Exactly repeat the material, dropping every picture from the copy.

— start MATERIALS PROVIDED —

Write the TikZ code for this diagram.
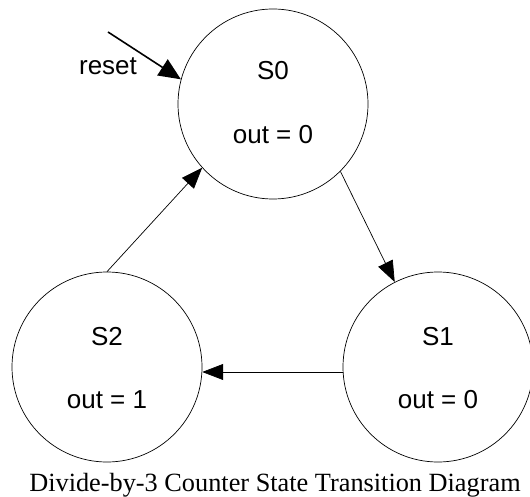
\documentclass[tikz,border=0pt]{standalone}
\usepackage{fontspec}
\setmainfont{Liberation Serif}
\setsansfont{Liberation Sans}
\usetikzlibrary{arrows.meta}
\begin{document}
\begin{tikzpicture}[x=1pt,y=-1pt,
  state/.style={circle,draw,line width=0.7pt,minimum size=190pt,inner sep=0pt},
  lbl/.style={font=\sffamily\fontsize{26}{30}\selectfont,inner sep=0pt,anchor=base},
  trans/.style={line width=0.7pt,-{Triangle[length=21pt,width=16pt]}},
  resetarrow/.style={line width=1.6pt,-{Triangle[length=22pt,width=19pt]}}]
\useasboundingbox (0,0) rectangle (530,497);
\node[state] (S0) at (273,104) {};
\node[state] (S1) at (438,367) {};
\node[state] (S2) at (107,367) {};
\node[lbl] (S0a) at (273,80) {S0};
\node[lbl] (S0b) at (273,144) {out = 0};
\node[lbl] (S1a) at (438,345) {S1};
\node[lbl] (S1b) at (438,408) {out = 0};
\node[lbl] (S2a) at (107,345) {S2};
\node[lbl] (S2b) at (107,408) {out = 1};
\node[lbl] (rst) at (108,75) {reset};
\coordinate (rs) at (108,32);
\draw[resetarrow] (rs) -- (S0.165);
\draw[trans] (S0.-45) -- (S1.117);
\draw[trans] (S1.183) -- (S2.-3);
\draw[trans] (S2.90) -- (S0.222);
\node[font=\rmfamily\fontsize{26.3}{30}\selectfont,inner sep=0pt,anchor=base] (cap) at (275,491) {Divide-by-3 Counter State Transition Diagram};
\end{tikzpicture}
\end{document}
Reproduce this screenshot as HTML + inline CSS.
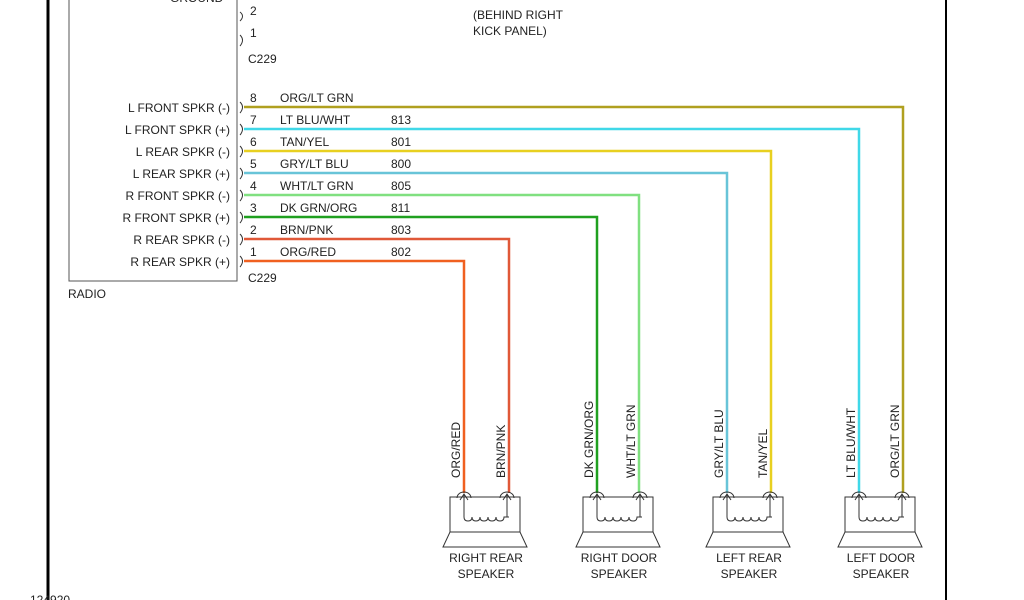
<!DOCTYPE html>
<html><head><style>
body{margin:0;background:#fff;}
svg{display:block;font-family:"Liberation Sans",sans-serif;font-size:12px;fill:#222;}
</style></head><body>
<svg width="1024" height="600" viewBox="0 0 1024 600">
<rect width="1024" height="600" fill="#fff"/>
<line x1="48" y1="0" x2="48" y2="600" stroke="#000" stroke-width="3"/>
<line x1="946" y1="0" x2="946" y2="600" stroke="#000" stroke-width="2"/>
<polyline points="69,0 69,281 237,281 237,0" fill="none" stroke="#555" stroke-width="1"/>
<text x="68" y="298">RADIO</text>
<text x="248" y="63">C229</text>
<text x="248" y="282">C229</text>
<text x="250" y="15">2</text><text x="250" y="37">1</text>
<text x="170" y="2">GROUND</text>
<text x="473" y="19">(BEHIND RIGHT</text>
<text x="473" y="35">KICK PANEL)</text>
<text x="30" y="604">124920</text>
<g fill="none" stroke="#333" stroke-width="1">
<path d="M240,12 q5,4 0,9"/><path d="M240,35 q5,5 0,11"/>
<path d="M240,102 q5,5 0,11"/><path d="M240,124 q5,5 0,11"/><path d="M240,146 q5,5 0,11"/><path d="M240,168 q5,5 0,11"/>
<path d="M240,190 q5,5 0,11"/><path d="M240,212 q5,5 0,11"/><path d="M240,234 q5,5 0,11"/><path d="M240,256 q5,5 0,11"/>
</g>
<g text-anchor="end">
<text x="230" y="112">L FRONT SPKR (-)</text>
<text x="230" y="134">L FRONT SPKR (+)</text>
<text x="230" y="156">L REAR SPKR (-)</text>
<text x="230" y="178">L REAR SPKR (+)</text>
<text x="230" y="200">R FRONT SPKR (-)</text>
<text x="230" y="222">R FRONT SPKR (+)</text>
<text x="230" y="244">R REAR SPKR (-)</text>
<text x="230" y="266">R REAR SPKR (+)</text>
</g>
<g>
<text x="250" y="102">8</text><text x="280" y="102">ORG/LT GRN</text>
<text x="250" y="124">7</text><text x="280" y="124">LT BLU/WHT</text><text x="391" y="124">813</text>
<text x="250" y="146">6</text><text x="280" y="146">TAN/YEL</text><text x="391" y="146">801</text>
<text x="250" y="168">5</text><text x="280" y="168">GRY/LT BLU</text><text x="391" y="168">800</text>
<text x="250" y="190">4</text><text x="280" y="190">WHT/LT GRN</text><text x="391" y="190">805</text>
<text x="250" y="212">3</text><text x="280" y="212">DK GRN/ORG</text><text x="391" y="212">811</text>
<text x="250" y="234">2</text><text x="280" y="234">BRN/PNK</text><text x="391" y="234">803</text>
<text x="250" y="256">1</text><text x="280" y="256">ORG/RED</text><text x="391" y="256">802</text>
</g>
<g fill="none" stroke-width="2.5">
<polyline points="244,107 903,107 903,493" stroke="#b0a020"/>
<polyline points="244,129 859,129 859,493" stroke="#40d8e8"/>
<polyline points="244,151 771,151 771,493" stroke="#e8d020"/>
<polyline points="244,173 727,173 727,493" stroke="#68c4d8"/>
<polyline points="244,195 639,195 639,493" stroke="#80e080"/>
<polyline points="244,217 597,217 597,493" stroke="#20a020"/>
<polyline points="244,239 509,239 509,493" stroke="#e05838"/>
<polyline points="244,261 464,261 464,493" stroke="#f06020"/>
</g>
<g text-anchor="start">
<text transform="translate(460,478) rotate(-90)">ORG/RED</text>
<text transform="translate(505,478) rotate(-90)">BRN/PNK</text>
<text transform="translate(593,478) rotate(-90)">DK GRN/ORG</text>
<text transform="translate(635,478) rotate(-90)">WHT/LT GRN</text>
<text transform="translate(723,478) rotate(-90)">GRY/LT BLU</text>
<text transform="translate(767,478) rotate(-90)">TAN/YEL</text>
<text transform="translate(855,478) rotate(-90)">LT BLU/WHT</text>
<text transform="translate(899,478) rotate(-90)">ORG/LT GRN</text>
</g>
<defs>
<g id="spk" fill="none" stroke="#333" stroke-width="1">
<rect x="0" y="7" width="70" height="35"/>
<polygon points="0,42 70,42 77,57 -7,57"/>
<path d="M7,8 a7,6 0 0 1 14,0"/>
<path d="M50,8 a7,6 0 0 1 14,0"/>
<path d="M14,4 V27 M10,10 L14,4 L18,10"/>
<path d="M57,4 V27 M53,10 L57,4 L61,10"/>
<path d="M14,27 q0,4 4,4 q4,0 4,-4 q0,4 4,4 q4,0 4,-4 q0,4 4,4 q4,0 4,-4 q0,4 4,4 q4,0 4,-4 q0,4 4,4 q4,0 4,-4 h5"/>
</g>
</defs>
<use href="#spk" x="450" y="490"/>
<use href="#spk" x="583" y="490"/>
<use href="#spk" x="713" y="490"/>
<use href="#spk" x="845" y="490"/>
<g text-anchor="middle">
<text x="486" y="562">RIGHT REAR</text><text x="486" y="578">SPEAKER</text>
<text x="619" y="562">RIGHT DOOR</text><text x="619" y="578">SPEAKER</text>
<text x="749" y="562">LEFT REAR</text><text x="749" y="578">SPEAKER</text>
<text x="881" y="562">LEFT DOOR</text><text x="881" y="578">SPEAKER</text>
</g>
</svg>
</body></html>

— end MATERIALS PROVIDED —

__FINISHED ANSWER__
Write the TikZ code for this diagram.
\documentclass[tikz,border=0pt]{standalone}
\usepackage{fontspec}
\setmainfont{Liberation Serif}
\setsansfont{Liberation Sans}
\usetikzlibrary{arrows.meta}
\begin{document}
\begin{tikzpicture}[x=1pt,y=-1pt,
  state/.style={circle,draw,line width=0.7pt,minimum size=190pt,inner sep=0pt},
  lbl/.style={font=\sffamily\fontsize{26}{30}\selectfont,inner sep=0pt,anchor=base},
  trans/.style={line width=0.7pt,-{Triangle[length=21pt,width=16pt]}},
  resetarrow/.style={line width=1.6pt,-{Triangle[length=22pt,width=19pt]}}]
\useasboundingbox (0,0) rectangle (530,497);
\node[state] (S0) at (273,104) {};
\node[state] (S1) at (438,367) {};
\node[state] (S2) at (107,367) {};
\node[lbl] (S0a) at (273,80) {S0};
\node[lbl] (S0b) at (273,144) {out = 0};
\node[lbl] (S1a) at (438,345) {S1};
\node[lbl] (S1b) at (438,408) {out = 0};
\node[lbl] (S2a) at (107,345) {S2};
\node[lbl] (S2b) at (107,408) {out = 1};
\node[lbl] (rst) at (108,75) {reset};
\coordinate (rs) at (108,32);
\draw[resetarrow] (rs) -- (S0.165);
\draw[trans] (S0.-45) -- (S1.117);
\draw[trans] (S1.183) -- (S2.-3);
\draw[trans] (S2.90) -- (S0.222);
\node[font=\rmfamily\fontsize{26.3}{30}\selectfont,inner sep=0pt,anchor=base] (cap) at (275,491) {Divide-by-3 Counter State Transition Diagram};
\end{tikzpicture}
\end{document}
Reproduce this screenshot as HTML + inline CSS.
<!DOCTYPE html>
<html><head><style>
body{margin:0;background:#fff;}
svg{display:block;font-family:"Liberation Sans",sans-serif;font-size:12px;fill:#222;}
</style></head><body>
<svg width="1024" height="600" viewBox="0 0 1024 600">
<rect width="1024" height="600" fill="#fff"/>
<line x1="48" y1="0" x2="48" y2="600" stroke="#000" stroke-width="3"/>
<line x1="946" y1="0" x2="946" y2="600" stroke="#000" stroke-width="2"/>
<polyline points="69,0 69,281 237,281 237,0" fill="none" stroke="#555" stroke-width="1"/>
<text x="68" y="298">RADIO</text>
<text x="248" y="63">C229</text>
<text x="248" y="282">C229</text>
<text x="250" y="15">2</text><text x="250" y="37">1</text>
<text x="170" y="2">GROUND</text>
<text x="473" y="19">(BEHIND RIGHT</text>
<text x="473" y="35">KICK PANEL)</text>
<text x="30" y="604">124920</text>
<g fill="none" stroke="#333" stroke-width="1">
<path d="M240,12 q5,4 0,9"/><path d="M240,35 q5,5 0,11"/>
<path d="M240,102 q5,5 0,11"/><path d="M240,124 q5,5 0,11"/><path d="M240,146 q5,5 0,11"/><path d="M240,168 q5,5 0,11"/>
<path d="M240,190 q5,5 0,11"/><path d="M240,212 q5,5 0,11"/><path d="M240,234 q5,5 0,11"/><path d="M240,256 q5,5 0,11"/>
</g>
<g text-anchor="end">
<text x="230" y="112">L FRONT SPKR (-)</text>
<text x="230" y="134">L FRONT SPKR (+)</text>
<text x="230" y="156">L REAR SPKR (-)</text>
<text x="230" y="178">L REAR SPKR (+)</text>
<text x="230" y="200">R FRONT SPKR (-)</text>
<text x="230" y="222">R FRONT SPKR (+)</text>
<text x="230" y="244">R REAR SPKR (-)</text>
<text x="230" y="266">R REAR SPKR (+)</text>
</g>
<g>
<text x="250" y="102">8</text><text x="280" y="102">ORG/LT GRN</text>
<text x="250" y="124">7</text><text x="280" y="124">LT BLU/WHT</text><text x="391" y="124">813</text>
<text x="250" y="146">6</text><text x="280" y="146">TAN/YEL</text><text x="391" y="146">801</text>
<text x="250" y="168">5</text><text x="280" y="168">GRY/LT BLU</text><text x="391" y="168">800</text>
<text x="250" y="190">4</text><text x="280" y="190">WHT/LT GRN</text><text x="391" y="190">805</text>
<text x="250" y="212">3</text><text x="280" y="212">DK GRN/ORG</text><text x="391" y="212">811</text>
<text x="250" y="234">2</text><text x="280" y="234">BRN/PNK</text><text x="391" y="234">803</text>
<text x="250" y="256">1</text><text x="280" y="256">ORG/RED</text><text x="391" y="256">802</text>
</g>
<g fill="none" stroke-width="2.5">
<polyline points="244,107 903,107 903,493" stroke="#b0a020"/>
<polyline points="244,129 859,129 859,493" stroke="#40d8e8"/>
<polyline points="244,151 771,151 771,493" stroke="#e8d020"/>
<polyline points="244,173 727,173 727,493" stroke="#68c4d8"/>
<polyline points="244,195 639,195 639,493" stroke="#80e080"/>
<polyline points="244,217 597,217 597,493" stroke="#20a020"/>
<polyline points="244,239 509,239 509,493" stroke="#e05838"/>
<polyline points="244,261 464,261 464,493" stroke="#f06020"/>
</g>
<g text-anchor="start">
<text transform="translate(460,478) rotate(-90)">ORG/RED</text>
<text transform="translate(505,478) rotate(-90)">BRN/PNK</text>
<text transform="translate(593,478) rotate(-90)">DK GRN/ORG</text>
<text transform="translate(635,478) rotate(-90)">WHT/LT GRN</text>
<text transform="translate(723,478) rotate(-90)">GRY/LT BLU</text>
<text transform="translate(767,478) rotate(-90)">TAN/YEL</text>
<text transform="translate(855,478) rotate(-90)">LT BLU/WHT</text>
<text transform="translate(899,478) rotate(-90)">ORG/LT GRN</text>
</g>
<defs>
<g id="spk" fill="none" stroke="#333" stroke-width="1">
<rect x="0" y="7" width="70" height="35"/>
<polygon points="0,42 70,42 77,57 -7,57"/>
<path d="M7,8 a7,6 0 0 1 14,0"/>
<path d="M50,8 a7,6 0 0 1 14,0"/>
<path d="M14,4 V27 M10,10 L14,4 L18,10"/>
<path d="M57,4 V27 M53,10 L57,4 L61,10"/>
<path d="M14,27 q0,4 4,4 q4,0 4,-4 q0,4 4,4 q4,0 4,-4 q0,4 4,4 q4,0 4,-4 q0,4 4,4 q4,0 4,-4 q0,4 4,4 q4,0 4,-4 h5"/>
</g>
</defs>
<use href="#spk" x="450" y="490"/>
<use href="#spk" x="583" y="490"/>
<use href="#spk" x="713" y="490"/>
<use href="#spk" x="845" y="490"/>
<g text-anchor="middle">
<text x="486" y="562">RIGHT REAR</text><text x="486" y="578">SPEAKER</text>
<text x="619" y="562">RIGHT DOOR</text><text x="619" y="578">SPEAKER</text>
<text x="749" y="562">LEFT REAR</text><text x="749" y="578">SPEAKER</text>
<text x="881" y="562">LEFT DOOR</text><text x="881" y="578">SPEAKER</text>
</g>
</svg>
</body></html>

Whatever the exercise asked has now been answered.